### [What you need to do]
Report how many lines contain the word "chart"; answer with the number only.

>> begin

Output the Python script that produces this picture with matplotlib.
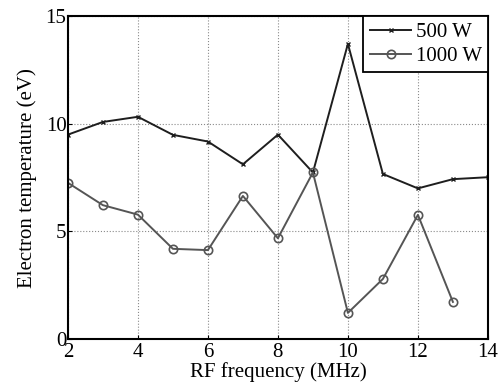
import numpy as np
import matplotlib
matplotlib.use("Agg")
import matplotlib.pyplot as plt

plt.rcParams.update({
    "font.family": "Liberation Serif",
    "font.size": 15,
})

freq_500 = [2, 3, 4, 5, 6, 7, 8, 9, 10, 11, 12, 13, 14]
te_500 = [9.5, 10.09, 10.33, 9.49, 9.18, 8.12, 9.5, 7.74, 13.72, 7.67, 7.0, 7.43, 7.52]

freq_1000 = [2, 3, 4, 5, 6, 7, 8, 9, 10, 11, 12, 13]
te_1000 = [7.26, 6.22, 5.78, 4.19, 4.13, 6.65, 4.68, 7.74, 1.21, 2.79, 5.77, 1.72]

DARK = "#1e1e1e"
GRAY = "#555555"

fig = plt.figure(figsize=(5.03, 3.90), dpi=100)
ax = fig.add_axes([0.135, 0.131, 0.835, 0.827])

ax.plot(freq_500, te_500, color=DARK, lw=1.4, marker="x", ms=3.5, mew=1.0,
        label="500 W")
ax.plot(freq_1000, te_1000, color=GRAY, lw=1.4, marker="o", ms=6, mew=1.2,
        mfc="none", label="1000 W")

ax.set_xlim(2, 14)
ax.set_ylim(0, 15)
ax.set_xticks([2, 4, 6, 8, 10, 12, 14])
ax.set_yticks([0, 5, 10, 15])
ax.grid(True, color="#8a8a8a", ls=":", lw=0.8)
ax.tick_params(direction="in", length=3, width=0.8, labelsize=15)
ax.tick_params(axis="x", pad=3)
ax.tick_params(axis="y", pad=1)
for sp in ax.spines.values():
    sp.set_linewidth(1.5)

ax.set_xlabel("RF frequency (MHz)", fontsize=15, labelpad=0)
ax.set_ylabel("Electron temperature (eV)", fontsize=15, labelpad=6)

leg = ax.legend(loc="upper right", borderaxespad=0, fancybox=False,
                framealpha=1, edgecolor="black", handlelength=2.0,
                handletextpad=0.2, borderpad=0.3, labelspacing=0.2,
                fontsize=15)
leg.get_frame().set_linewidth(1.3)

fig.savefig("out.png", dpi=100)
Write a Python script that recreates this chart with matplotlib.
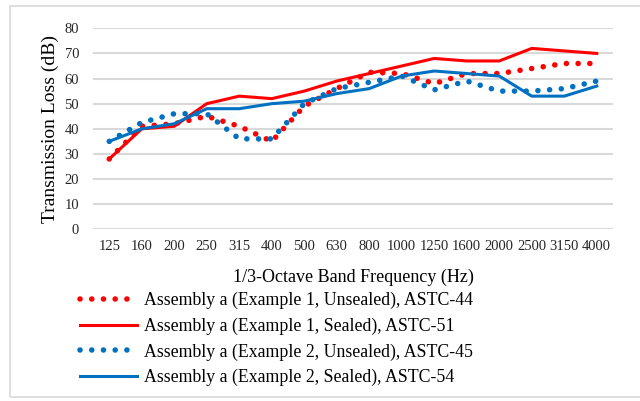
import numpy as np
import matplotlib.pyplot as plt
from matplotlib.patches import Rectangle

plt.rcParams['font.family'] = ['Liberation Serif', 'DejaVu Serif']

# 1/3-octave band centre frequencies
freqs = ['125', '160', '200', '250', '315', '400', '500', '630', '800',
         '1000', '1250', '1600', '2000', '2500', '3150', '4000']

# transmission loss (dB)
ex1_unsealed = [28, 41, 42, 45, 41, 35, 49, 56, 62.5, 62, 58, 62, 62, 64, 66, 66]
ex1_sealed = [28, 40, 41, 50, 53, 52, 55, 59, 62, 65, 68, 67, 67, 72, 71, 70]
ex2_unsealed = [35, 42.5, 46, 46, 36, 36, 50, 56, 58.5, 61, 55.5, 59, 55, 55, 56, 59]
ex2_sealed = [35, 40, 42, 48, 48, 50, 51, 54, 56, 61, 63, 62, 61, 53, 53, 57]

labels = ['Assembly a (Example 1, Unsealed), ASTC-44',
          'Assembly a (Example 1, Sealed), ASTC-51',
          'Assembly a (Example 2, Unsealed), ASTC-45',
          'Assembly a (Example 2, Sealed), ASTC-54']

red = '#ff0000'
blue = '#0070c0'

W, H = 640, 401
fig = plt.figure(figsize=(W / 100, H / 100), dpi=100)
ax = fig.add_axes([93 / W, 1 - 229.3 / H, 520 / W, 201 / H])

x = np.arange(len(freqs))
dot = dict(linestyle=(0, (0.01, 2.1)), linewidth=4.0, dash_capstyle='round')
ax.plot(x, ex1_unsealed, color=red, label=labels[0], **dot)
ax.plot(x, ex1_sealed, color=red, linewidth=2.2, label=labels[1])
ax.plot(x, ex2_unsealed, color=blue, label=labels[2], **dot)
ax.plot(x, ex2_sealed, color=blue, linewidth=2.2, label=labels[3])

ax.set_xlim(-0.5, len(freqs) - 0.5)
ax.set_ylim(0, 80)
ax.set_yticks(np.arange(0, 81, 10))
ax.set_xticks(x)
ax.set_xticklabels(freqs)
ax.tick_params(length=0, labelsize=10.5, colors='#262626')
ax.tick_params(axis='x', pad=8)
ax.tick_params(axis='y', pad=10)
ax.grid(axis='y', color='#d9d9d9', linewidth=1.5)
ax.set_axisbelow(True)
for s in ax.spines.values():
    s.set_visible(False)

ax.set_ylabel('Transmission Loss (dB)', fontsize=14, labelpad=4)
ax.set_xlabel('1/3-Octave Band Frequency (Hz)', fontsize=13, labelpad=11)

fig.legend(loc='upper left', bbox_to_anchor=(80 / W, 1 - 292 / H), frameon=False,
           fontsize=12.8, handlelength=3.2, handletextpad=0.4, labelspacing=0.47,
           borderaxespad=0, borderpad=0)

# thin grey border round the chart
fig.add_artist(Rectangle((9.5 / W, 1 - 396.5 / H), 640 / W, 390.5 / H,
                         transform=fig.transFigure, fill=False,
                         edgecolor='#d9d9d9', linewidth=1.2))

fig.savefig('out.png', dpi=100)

>> end

### [The solution]
2